Last month, Gallup, which tracks the political affiliations of Americans, found that 49% of American voters now consider themselves as independent, compared to 25% for both Republican and Democrat. It’s a huge flip from less than two decades ago – In 2004, only 31% of voters identified as independent, less than those who identified as either Republican (33%) or Democrat (35%).

2. Younger voters overwhelmingly identify as independent.

A 2022 study by Gallup shows that more Millennials and Gen Z Americans – the two youngest cohorts – identify as Independent than as either Republican or Democrat combined. The survey found that 52% of both generations consider themselves Independent, while only 21% of Millennials identify as Republican and 27% as Democrat.
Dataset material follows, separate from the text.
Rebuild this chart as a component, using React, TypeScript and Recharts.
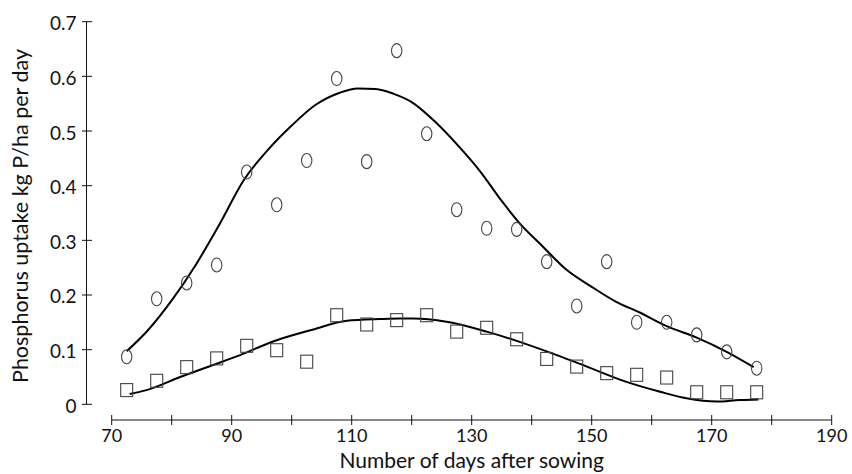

Likewise, only 17% of Gen Z identifies as Republican and 31% as Democrat.

3. Independent voters are blocked from participating in presidential primary elections in 15 states.

Despite them making up the largest bloc of the electorate, in many states, including swing states like Pennsylvania and Arizona, it’s impossible for independents to participate in the presidential primary elections that determine the choices in the general election, according to In an additional eight states, the Republican Party continues to bar independents from voting in their presidential primary.

4. Independent voters are often the deciding factor in elections.

Despite being oftentimes excluded from the primary process, independent voters can still decide the results of elections. In 2016, a strong turnout for Republicans by independents helped propel Donald Trump past Hillary Clinton in a number of swing states vital to staging one of the biggest political upsets in history. Four years later, independent voters flipped, turning out for Joe Biden by a nine-point margin. As an analysis by Axios notes: “Every election since 2004 — except 2012 — has seen the White House, Senate or House flip control. Antsy, unsatisfied independent voters are the reason.”

5. A majority of independents have negative views of both Joe Biden and Donald Trump.

Most independent voters aren’t looking forward to a potential 2020 rematch in next year’s presidential election. An NPR/Marist poll from March showed only 34% of independents want Trump to run for president again. Likewise, roughly two-thirds of independents disapprove of Biden’s performance as president.